Wednesday 18 June 2014

'City of Glass 22 - (Cleave)' .......final thoughts....



This is a strange piece...I have been looking again at the paintings in isolation and have concluded that while working as a pair, they both work individually ... they were made that way.  I only put the paintings together when a friend took this photo and then I began to see them as a pair with a 'cleave' within each painting and also between them which I think adds an exciting additional dimension. As a pair the power of the face is diminished, both because of its smaller proportion within the whole but also because of the power of the divide between the two paintings.

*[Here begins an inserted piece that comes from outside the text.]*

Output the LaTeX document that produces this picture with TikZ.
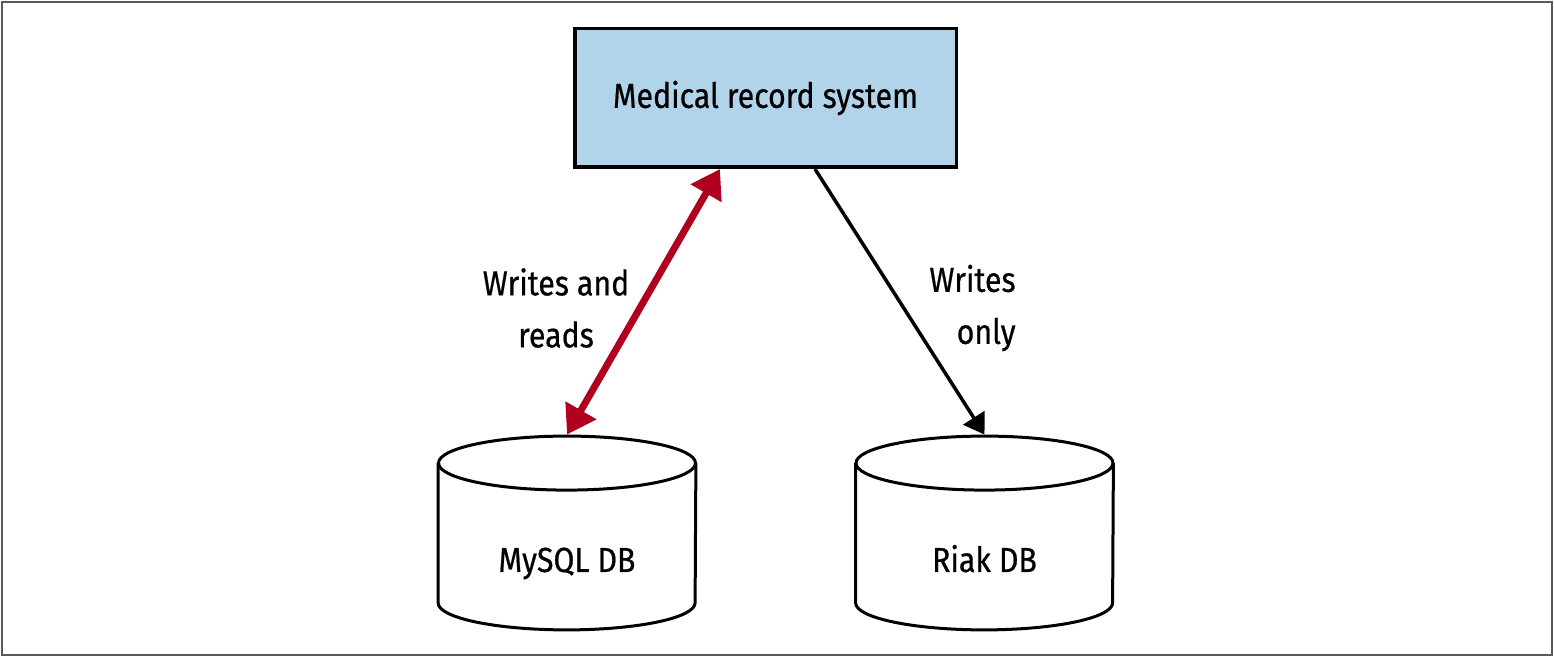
\documentclass[tikz,border=0pt]{standalone}
\usepackage{fontspec}
\setmainfont[FakeStretch=0.87,FakeBold=0.6]{Fira Sans}
\usetikzlibrary{arrows.meta,calc}
\definecolor{boxblue}{HTML}{B2D4EA}
\definecolor{arrowred}{HTML}{B0001F}
\definecolor{framegray}{HTML}{5A5A5A}
\begin{document}
\begin{tikzpicture}[
  txt/.style={font=\fontsize{17.4}{26}\selectfont},
  sysbox/.style={txt, draw=black, line width=1.75pt, fill=boxblue,
    minimum width=190.75pt, minimum height=69.25pt, inner sep=0pt},
  dbtext/.style={txt, draw=none, minimum width=128.5pt, minimum height=69.5pt,
    inner sep=0pt, text height=12pt, text depth=0pt},
  dbline/.style={draw=black, line width=1.5pt},
  lbl/.style={txt, inner sep=0pt},
  redarrow/.style={draw=arrowred, line width=3.5pt,
    {Triangle[length=14pt,width=17pt]}-{Triangle[length=14pt,width=17pt]}},
  blackarrow/.style={draw=black, line width=1.75pt,
    -{Triangle[length=10pt,width=12.5pt]}},
]
\useasboundingbox (0,0) rectangle (777pt,329pt);
\draw[framegray, line width=1pt] (0.9pt,1.3pt) rectangle (775.8pt,327.8pt);

\node[sysbox] (sys) at (382.75pt,280pt) {Medical record system};

% MySQL cylinder
\node[dbtext] (mysql) at (283.5pt,49pt) {MySQL DB};
\draw[dbline] ([yshift=13.5pt]mysql.north) ellipse [x radius=64.25pt, y radius=13.5pt];
\draw[dbline] ([yshift=13.5pt]mysql.north west) -- ([yshift=13.5pt]mysql.south west)
  arc[start angle=180, end angle=360, x radius=64.25pt, y radius=13.5pt]
  -- ([yshift=13.5pt]mysql.north east);
\coordinate (mysqltop) at ([yshift=27.75pt]mysql.north);

% Riak cylinder
\node[dbtext] (riak) at (492.25pt,49pt) {Riak DB};
\draw[dbline] ([yshift=13.5pt]riak.north) ellipse [x radius=64.25pt, y radius=13.5pt];
\draw[dbline] ([yshift=13.5pt]riak.north west) -- ([yshift=13.5pt]riak.south west)
  arc[start angle=180, end angle=360, x radius=64.25pt, y radius=13.5pt]
  -- ([yshift=13.5pt]riak.north east);
\coordinate (riaktop) at ([yshift=27.75pt]riak.north);

% connectors
\coordinate (sysredend) at ([xshift=-22.75pt]sys.south);
\coordinate (sysblackstart) at ([xshift=24.75pt]sys.south);
\draw[redarrow] (sysredend) -- (mysqltop);
\draw[blackarrow] (sysblackstart) -- (riaktop);

% labels
\node[lbl, align=center] (lblrw) at (278pt,175pt) {Writes and\\reads};
\node[lbl, align=right, anchor=east] (lblw) at (508pt,175pt) {Writes\\only};
\end{tikzpicture}
\end{document}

The painting(s) have divided opinion and provoked thought, in particular the painting with the face. I had a great discussion with staff and students from Canterbury Christchurch University, exchanging ideas, analysis and possibilities for the piece. Even during our drawing session in Charlestown and in the pub after, the conversation continued so I guess the piece has had an impact which is no bad thing. 

There have been comments about whether the face works at all, whether it belongs, whether it is too strong, too graphic, too out of kilter with the rest of the series. Also how disturbing the face and the stare are. This is intentional: this is the face of Stillman, the man who locked up his 2 yr old son in a dark room for 9 years in a deranged experiment to discover the language of God.
  
So, to conclude, I think I can and shall, show the paintings individually or as a pair. This duality is delicious: after all in the novel, in his thesis* Stillman discusses the dual meaning of 'cleave', to both break apart and put together.

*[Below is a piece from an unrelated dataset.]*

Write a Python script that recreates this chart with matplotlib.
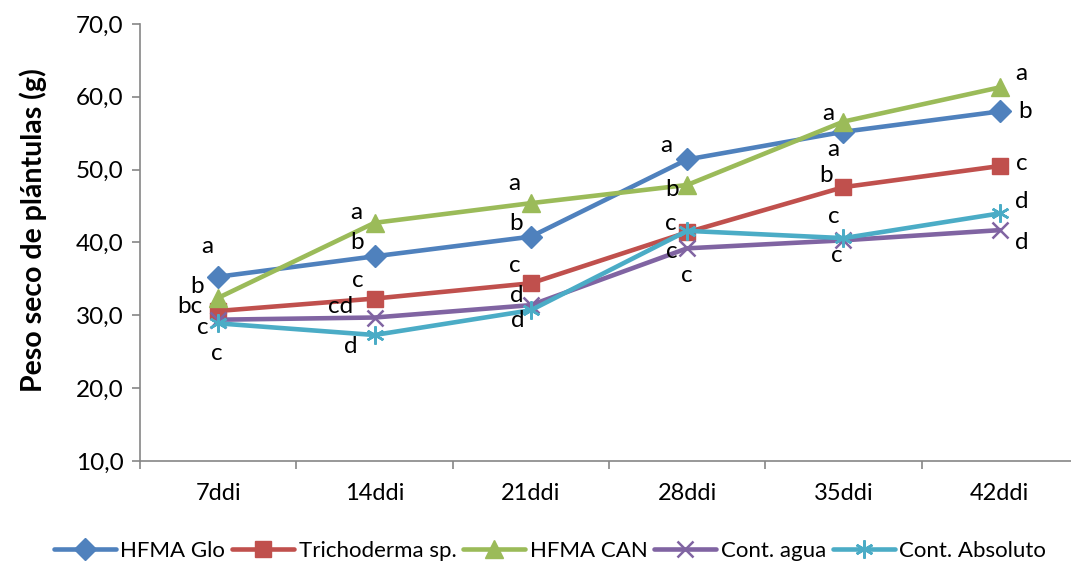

I have long been an admirer of Richard Diebenkorn and Mondrian and the 'City of Glass' series owes a debt to their work (not too much I hope!). Mondrian is hot news at the moment with two current shows. I have just read a  review of the Mondrian and His Studios at Tate Liverpool, where Waldemar Januszczak talks about the connections between Mondrian's abstraction and his membership of the cult of Theosophy, where universal order is explained 'as a balance between horizontal lines, representing the female force, and vertical lines representing the male force, enclosed in a circle'.

Fascinating stuff. There is also a 'Mondrian and Colour' exhibition on at Turner Contemporary in Margate which I'll have to check out when I'm down in Canterbury in a couple of weeks.

Open Studios has now finished and I'm back in the garage, now even smaller with the arrival of the new work. There are another couple of new paintings in the series, including a red study of Peter Stillman (the son), that I can't yet post having dropped my camera.  It's been a great 3 weeks at the Shire Hall Gallery in Bodmin - big thanks to Wendy and the team for letting me and Janie M McDonald take over the space and to all the visitors who came.

* P:43, 'The New York Trilogy' by Paul Auster.